Writing in the USA Today, Judy Neall Epstein, medical director; Compassion and Choices, gives the standard spiel when it comes to these matters:
The tragic legal battle between legendary radio host Casey Kasem's wife and children over his end-of-life care vividly illustrates the inescapable reality that we all need to prepare for our inevitable demise before the crisis stage so our caregivers don't experience this kind of conflict ("Kerri Kasem explains end-of-life decision for dad, Casey").In such matters, the family member wanting to continue life support is usually demonized as someone who refuses to accept reality and let death take its inevitable course. Any conflict always results in the same spiel: Fill out the medical directive and let people know your wishes. Then there won't be a problem.

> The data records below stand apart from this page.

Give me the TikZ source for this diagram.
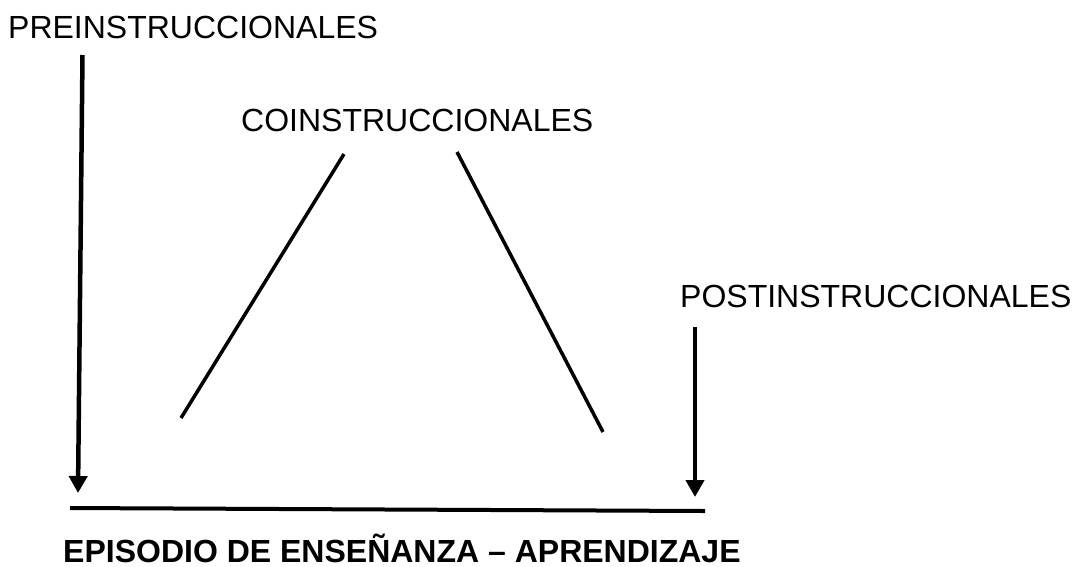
\documentclass[tikz,border=0pt]{standalone}
\usepackage{fontspec}
\setmainfont{Liberation Sans}
\usetikzlibrary{arrows.meta}
\begin{document}
\begin{tikzpicture}[x=1pt,y=-1pt,
  lbl/.style={anchor=base west,inner sep=0pt,font=\fontsize{32}{38}\selectfont},
  blbl/.style={lbl,font=\fontsize{32}{38}\selectfont\bfseries},
  arr/.style={line width=4.5pt,-{Triangle[width=18pt,length=17pt]}},
  bar/.style={line width=4pt},
  slant/.style={line width=3.5pt}]
\useasboundingbox (0,0) rectangle (1075,566);
\node[lbl] (pre) at (8,38.5) {PREINSTRUCCIONALES};
\node[lbl] (co) at (241,131) {COINSTRUCCIONALES};
\node[lbl] (post) at (680,307) {POSTINSTRUCCIONALES};
\node[blbl] (ep) at (63,562) {EPISODIO DE ENSEÑANZA – APRENDIZAJE};
\coordinate (preTop) at (82.5,55);
\coordinate (preTip) at (78,493);
\coordinate (postTop) at (695,327);
\coordinate (postTip) at (695,497);
\coordinate (barL) at (70,508);
\coordinate (barR) at (705,511);
\coordinate (lTop) at (344,154);
\coordinate (lBot) at (181,418);
\coordinate (rTop) at (457,152);
\coordinate (rBot) at (603,432);
\draw[arr] (preTop) -- (preTip);
\draw[arr] (postTop) -- (postTip);
\draw[bar] (barL) -- (barR);
\draw[slant] (lTop) -- (lBot);
\draw[slant] (rTop) -- (rBot);
\end{tikzpicture}
\end{document}
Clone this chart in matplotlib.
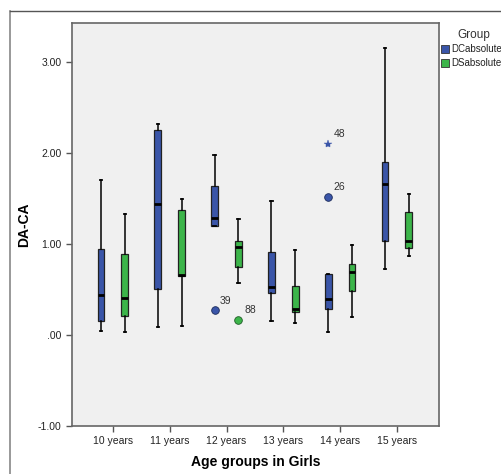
import numpy as np
import matplotlib.pyplot as plt
from matplotlib.patches import Rectangle
from matplotlib.lines import Line2D

plt.rcParams["font.family"] = ["Liberation Sans", "DejaVu Sans"]

# ------------------------------------------------------------
# Data
# ------------------------------------------------------------
ages = ["10 years", "11 years", "12 years", "13 years", "14 years", "15 years"]

# DCabsolute
dc_low = [0.04, 0.09, 1.20, 0.15, 0.03, 0.73]
dc_q1 = [0.15, 0.51, 1.20, 0.46, 0.29, 1.03]
dc_med = [0.44, 1.44, 1.29, 0.53, 0.40, 1.66]
dc_q3 = [0.95, 2.25, 1.64, 0.91, 0.67, 1.90]
dc_high = [1.70, 2.32, 1.98, 1.47, 0.67, 3.15]

# DSabsolute
ds_low = [0.03, 0.10, 0.57, 0.13, 0.20, 0.87]
ds_q1 = [0.21, 0.65, 0.75, 0.25, 0.48, 0.96]
ds_med = [0.41, 0.66, 0.97, 0.29, 0.69, 1.03]
ds_q3 = [0.89, 1.37, 1.03, 0.54, 0.78, 1.35]
ds_high = [1.33, 1.49, 1.27, 0.94, 0.99, 1.55]

# outliers: (age index, value, case label, marker)
dc_outliers = [(2, 0.27, "39", "o"), (4, 1.52, "26", "o"), (4, 2.10, "48", "*")]
ds_outliers = [(2, 0.17, "88", "o")]

blue = "#3a55a8"
green = "#3cb54a"


def make_stats(low, q1, med, q3, high):
    return [dict(whislo=a, q1=b, med=c, q3=d, whishi=e, fliers=[])
            for a, b, c, d, e in zip(low, q1, med, q3, high)]


fig = plt.figure(figsize=(5.01, 4.74), dpi=100)
ax = fig.add_axes([72 / 501, 1 - 426 / 474, (439 - 72) / 501, (426 - 23) / 474])
ax.set_facecolor("#f0f0f0")

x = np.arange(len(ages))
off = 0.21
w = 0.12

for stats, pos, col in [(make_stats(dc_low, dc_q1, dc_med, dc_q3, dc_high), x - off, blue),
                        (make_stats(ds_low, ds_q1, ds_med, ds_q3, ds_high), x + off, green)]:
    ax.bxp(stats, positions=pos, widths=w, patch_artist=True, showfliers=False,
           boxprops=dict(facecolor=col, edgecolor="#222222", linewidth=0.9),
           medianprops=dict(color="black", linewidth=2),
           whiskerprops=dict(color="black", linewidth=1.1),
           capprops=dict(color="black", linewidth=1.3),
           capwidths=0.04)

for outs, side, col in [(dc_outliers, -off, blue), (ds_outliers, off, green)]:
    for i, v, lab, m in outs:
        if m == "*":
            ax.plot(i + side, v, marker="*", color=col, markersize=6, markeredgewidth=0.3)
        else:
            ax.plot(i + side, v, marker="o", color=col, markersize=5.5,
                    markeredgecolor="#1a2a5a" if col == blue else "#1d5a25", markeredgewidth=0.6)
        ax.annotate(lab, (i + side, v), xytext=(4, 5), textcoords="offset points",
                    fontsize=7.5, color="#333333")

ax.set_xlim(-0.72, 5.74)
ax.set_ylim(-1.0, 3.43)
ax.set_xticks(x)
ax.set_xticklabels(ages, fontsize=7.5)
ax.set_yticks([-1, 0, 1, 2, 3])
ax.set_yticklabels(["-1.00", ".00", "1.00", "2.00", "3.00"], fontsize=7.5)
ax.tick_params(length=4, width=1, color="#555555", labelcolor="#222222")
for s in ax.spines.values():
    s.set_color("#666666")
    s.set_linewidth(1.2)

ax.set_xlabel("Age groups in Girls", fontsize=10, fontweight="bold", labelpad=6)
ax.set_ylabel("DA-CA", fontsize=10, fontweight="bold", labelpad=5)

# outer frame lines
fig.add_artist(Line2D([10 / 501, 10 / 501], [0, 1 - 11 / 474], color="#888888", lw=1.2))
fig.add_artist(Line2D([10 / 501, 1], [1 - 11 / 474, 1 - 11 / 474], color="#555555", lw=1))

# legend
fig.text(457 / 501, 1 - 35 / 474, "Group", fontsize=8.5, color="#333333", va="center")
for j, (lab, col) in enumerate([("DCabsolute", blue), ("DSabsolute", green)]):
    yc = 1 - (49 + j * 14) / 474
    fig.add_artist(Rectangle((441 / 501, yc - 4 / 474), 8 / 501, 8 / 474,
                             facecolor=col, edgecolor="#333333", lw=0.6))
    fig.text(451 / 501, yc, lab, fontsize=7, color="#222222", va="center")

fig.savefig("out.png", dpi=100)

Unfortunately, completing an advance directive, as Kasem did, isn't enough. You also need to discuss your advance directive with all your immediate family members, and ensure that they all understand and accept your end-of-life wishes that are expressed in it.
If it were only that easy.
I learned these facts few hand. A few months ago, my brother, Jeff (I have four of them) fell off a ledge in a storage area while at work. He landed awkwardly in the process breaking and puncturing his skull, breaking vertebrae in his neck, nearly ripping off his ear, puncturing a lung, and suffering broken ribs and other injuries. After being on the floor unconscious and bleeding for an estimated 30 minutes, before he was discovered and rushed to a hospital.
For the next month and a half he remained virtually in a coma like unconsciousness, hooked to virtually every machine. He couldn't breathe on his own, couldn't eat, couldn't drink, couldn't use the bathroom. The few times he was conscious he stared out into space appearing not to recognize anyone in the room. Because of the continued irritation of having tubes down his throat, the doctors ran a tube through his stomach to feed him and cut a trachea in his throat to give him air. He had numerous lung collapses and bouts of pneumonia. Doctors were continually calling my brother's wife to see if she wanted them to perform the latest medical procedure necessary to save his life.
After about six weeks of being in the intensive care unit there had been absolutely no progress. If anything my brother had gotten worse. My family had a conference call. The discussion touched upon the issue of continuing life support in what appeared to be a hopeless, never-improving situation. Quality of life was also a consideration. Even if Jeff recovered we feared with the massive blow to his head he'd be a vegetable with substantial brain damage and paralysis. The doctors were evasive on discussing Jeff's chances and his long-term prognosis, but it seemed they were signaling that they didn't think he had much of a chance.
Within about 24 hours of that family conference, Jeff did something amazing. He woke up and began talking, talking a lot. His brain was functioned well, amazingly sharp after six years of little use. Within a week of waking up, the numerous medical devices that had kept his vessel of a body alive for a month and a half were unplugged.
As of last week, Jeff has been relocated to a rehabilitation facility. He eats, drinks, walks, and uses the bathroom on his own. He uses the phone to call people and accept calls. He's making such rapid progress that they are soon going to release him so he can go home. He does not appear to have any brain damage or paralysis. He appears to be on his way to making a full recovery.
Today marks the one month anniversary of the family conversation where we discussed at what point we should set aside what little hope we had left for Jeff's recovery and consider discontinuing life support.
The bottom line is that when it comes to whether someone who on life support is going to recover, it is not that easy to tell. That's the big issue that people fail to talk about in this end of life debate. In the end, only God knows whether people will on life support will ever recover. For everyone else it is at best educated guesswork.